DATA:
************

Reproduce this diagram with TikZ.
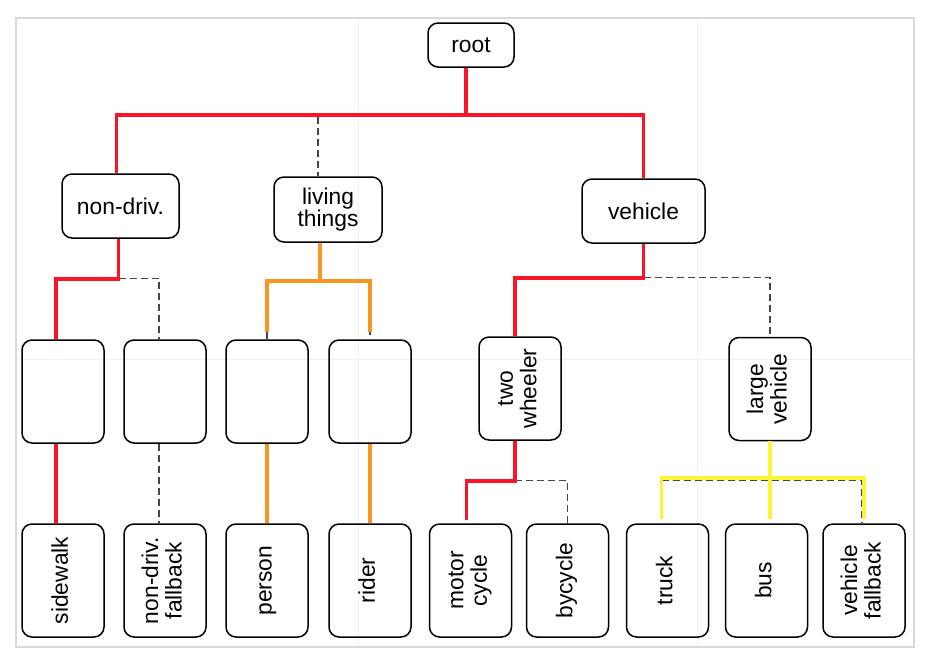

************

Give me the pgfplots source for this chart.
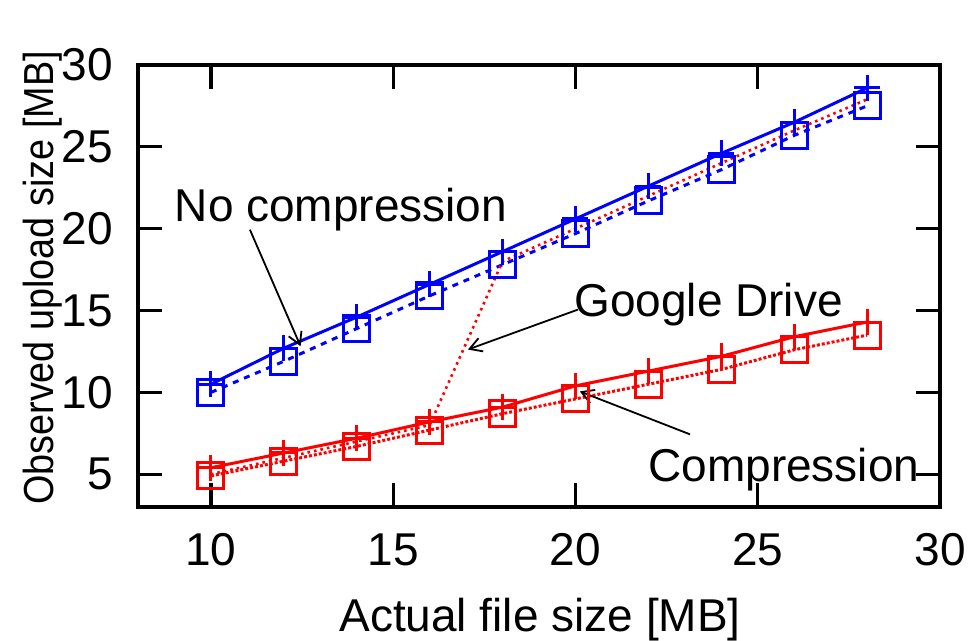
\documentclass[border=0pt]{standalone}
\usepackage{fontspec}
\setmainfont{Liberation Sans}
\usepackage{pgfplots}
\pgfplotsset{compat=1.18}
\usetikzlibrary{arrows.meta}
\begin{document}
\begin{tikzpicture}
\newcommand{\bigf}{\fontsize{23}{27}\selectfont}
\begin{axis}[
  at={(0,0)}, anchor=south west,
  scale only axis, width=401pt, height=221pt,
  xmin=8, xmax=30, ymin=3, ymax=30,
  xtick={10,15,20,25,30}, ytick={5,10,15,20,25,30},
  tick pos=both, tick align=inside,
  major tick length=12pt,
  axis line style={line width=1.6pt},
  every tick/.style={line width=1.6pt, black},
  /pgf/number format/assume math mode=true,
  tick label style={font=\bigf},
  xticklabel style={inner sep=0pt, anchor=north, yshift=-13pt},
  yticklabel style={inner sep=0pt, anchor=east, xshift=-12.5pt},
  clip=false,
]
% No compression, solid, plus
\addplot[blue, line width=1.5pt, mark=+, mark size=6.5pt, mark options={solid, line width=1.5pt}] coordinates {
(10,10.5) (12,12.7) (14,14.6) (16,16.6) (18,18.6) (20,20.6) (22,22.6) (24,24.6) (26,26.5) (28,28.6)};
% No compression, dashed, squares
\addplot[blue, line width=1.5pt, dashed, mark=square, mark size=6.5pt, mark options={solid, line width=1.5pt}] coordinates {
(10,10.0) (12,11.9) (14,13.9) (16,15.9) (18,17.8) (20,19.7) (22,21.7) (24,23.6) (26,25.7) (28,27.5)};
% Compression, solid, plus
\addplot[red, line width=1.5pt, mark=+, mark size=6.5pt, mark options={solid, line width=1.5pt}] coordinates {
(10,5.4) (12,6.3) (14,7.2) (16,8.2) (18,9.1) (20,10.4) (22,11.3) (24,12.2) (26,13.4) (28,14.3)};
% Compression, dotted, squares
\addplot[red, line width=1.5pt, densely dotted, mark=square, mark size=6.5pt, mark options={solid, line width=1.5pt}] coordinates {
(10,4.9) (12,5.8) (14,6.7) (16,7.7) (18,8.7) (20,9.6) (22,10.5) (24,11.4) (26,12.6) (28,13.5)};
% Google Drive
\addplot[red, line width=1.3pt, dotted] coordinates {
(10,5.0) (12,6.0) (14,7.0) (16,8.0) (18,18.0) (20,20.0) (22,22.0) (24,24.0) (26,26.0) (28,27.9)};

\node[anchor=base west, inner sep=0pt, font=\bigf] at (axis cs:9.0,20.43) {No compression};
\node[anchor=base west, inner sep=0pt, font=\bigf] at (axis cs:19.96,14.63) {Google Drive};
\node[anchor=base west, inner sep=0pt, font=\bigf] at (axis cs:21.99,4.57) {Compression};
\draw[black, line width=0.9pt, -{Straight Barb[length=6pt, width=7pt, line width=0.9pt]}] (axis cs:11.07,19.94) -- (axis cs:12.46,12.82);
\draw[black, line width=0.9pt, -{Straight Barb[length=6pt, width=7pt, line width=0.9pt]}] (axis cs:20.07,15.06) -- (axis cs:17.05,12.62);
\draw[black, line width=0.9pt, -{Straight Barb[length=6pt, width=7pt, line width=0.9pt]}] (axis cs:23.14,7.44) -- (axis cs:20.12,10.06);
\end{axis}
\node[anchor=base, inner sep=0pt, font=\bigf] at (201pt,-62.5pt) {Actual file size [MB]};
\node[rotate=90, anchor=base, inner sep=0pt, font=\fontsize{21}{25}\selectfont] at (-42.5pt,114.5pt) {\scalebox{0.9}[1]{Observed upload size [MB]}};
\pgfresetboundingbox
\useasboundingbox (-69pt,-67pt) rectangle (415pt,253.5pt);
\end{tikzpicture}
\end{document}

************

TASK STATEMENT: Report only the number of lines in the listing that contain the word "this".

COMPLETED TASK: 2